**Collected data:**
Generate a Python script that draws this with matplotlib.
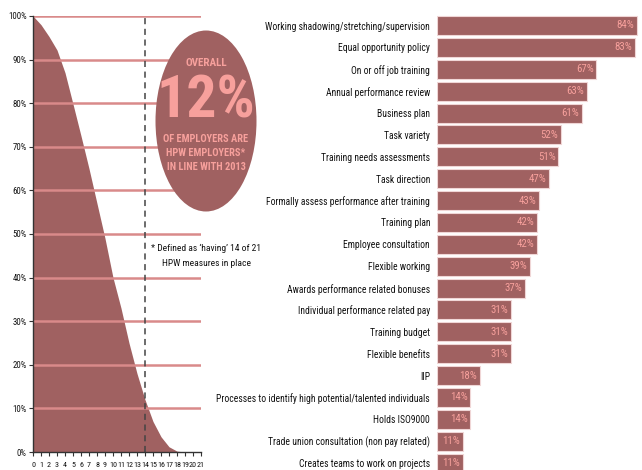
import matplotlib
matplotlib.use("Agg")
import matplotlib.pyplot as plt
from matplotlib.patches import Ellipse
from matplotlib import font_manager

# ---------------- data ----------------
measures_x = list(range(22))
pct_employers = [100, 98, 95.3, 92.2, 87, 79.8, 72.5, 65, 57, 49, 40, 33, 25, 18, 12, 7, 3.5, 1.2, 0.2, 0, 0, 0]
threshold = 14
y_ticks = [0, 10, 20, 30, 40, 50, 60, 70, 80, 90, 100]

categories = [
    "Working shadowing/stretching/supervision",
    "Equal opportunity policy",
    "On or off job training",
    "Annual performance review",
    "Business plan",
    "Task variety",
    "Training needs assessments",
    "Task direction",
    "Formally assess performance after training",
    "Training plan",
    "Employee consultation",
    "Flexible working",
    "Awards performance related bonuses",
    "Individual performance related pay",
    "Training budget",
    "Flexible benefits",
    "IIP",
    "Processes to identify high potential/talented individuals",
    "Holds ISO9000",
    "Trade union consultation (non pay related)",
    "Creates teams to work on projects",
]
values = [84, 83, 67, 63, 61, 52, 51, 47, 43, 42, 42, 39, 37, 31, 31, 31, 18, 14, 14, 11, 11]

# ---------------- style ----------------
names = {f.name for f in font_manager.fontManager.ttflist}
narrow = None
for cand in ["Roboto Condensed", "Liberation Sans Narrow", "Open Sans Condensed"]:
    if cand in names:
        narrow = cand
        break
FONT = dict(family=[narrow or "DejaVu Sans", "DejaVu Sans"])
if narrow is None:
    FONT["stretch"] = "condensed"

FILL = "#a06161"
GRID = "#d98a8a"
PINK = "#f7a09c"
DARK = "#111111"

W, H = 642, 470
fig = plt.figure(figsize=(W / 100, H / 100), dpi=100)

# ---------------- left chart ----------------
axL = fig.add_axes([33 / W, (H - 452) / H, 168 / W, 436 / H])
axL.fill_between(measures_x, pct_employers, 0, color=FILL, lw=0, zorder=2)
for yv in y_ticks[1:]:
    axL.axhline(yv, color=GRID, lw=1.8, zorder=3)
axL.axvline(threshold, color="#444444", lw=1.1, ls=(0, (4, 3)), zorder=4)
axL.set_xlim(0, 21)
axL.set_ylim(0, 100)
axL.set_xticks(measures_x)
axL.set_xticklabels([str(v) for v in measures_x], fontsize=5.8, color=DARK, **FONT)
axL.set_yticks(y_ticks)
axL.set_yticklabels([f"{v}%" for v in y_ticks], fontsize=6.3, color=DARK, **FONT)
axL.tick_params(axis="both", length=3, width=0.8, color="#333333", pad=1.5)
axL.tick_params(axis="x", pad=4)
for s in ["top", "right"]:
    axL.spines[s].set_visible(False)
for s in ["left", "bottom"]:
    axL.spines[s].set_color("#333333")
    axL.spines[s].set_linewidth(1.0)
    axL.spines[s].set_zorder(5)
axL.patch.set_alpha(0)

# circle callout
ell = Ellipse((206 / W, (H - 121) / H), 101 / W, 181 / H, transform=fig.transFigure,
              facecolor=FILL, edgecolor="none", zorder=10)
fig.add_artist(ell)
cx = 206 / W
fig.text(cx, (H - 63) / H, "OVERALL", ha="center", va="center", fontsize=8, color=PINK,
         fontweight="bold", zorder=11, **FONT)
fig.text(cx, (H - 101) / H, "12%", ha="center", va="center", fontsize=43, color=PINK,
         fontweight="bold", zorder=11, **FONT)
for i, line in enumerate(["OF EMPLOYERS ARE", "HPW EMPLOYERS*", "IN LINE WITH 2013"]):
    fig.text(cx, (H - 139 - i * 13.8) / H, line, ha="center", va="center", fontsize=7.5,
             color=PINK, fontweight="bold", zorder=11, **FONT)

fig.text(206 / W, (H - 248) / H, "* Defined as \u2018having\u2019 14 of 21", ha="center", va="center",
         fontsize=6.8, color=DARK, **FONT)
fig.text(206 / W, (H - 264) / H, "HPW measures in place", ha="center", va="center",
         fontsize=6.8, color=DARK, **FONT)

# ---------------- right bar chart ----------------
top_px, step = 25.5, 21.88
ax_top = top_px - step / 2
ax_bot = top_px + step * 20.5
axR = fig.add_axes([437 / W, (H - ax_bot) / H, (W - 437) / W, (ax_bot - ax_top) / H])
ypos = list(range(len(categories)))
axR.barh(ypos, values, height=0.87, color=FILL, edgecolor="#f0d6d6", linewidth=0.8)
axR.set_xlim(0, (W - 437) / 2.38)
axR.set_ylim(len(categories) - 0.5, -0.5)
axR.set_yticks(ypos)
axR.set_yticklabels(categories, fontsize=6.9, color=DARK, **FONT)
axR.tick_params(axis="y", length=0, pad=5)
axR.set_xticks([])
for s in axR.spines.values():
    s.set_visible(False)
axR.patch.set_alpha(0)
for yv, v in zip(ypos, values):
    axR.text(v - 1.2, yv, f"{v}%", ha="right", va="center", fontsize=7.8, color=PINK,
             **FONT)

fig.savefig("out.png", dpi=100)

**What is needed:** Please take the lines from the beginning of the data above through the line holding "from matplotlib import font_manager" and transcribe them exactly, without any pictures.

**Result of the exercise:**
Generate a Python script that draws this with matplotlib.
import matplotlib
matplotlib.use("Agg")
import matplotlib.pyplot as plt
from matplotlib.patches import Ellipse
from matplotlib import font_manager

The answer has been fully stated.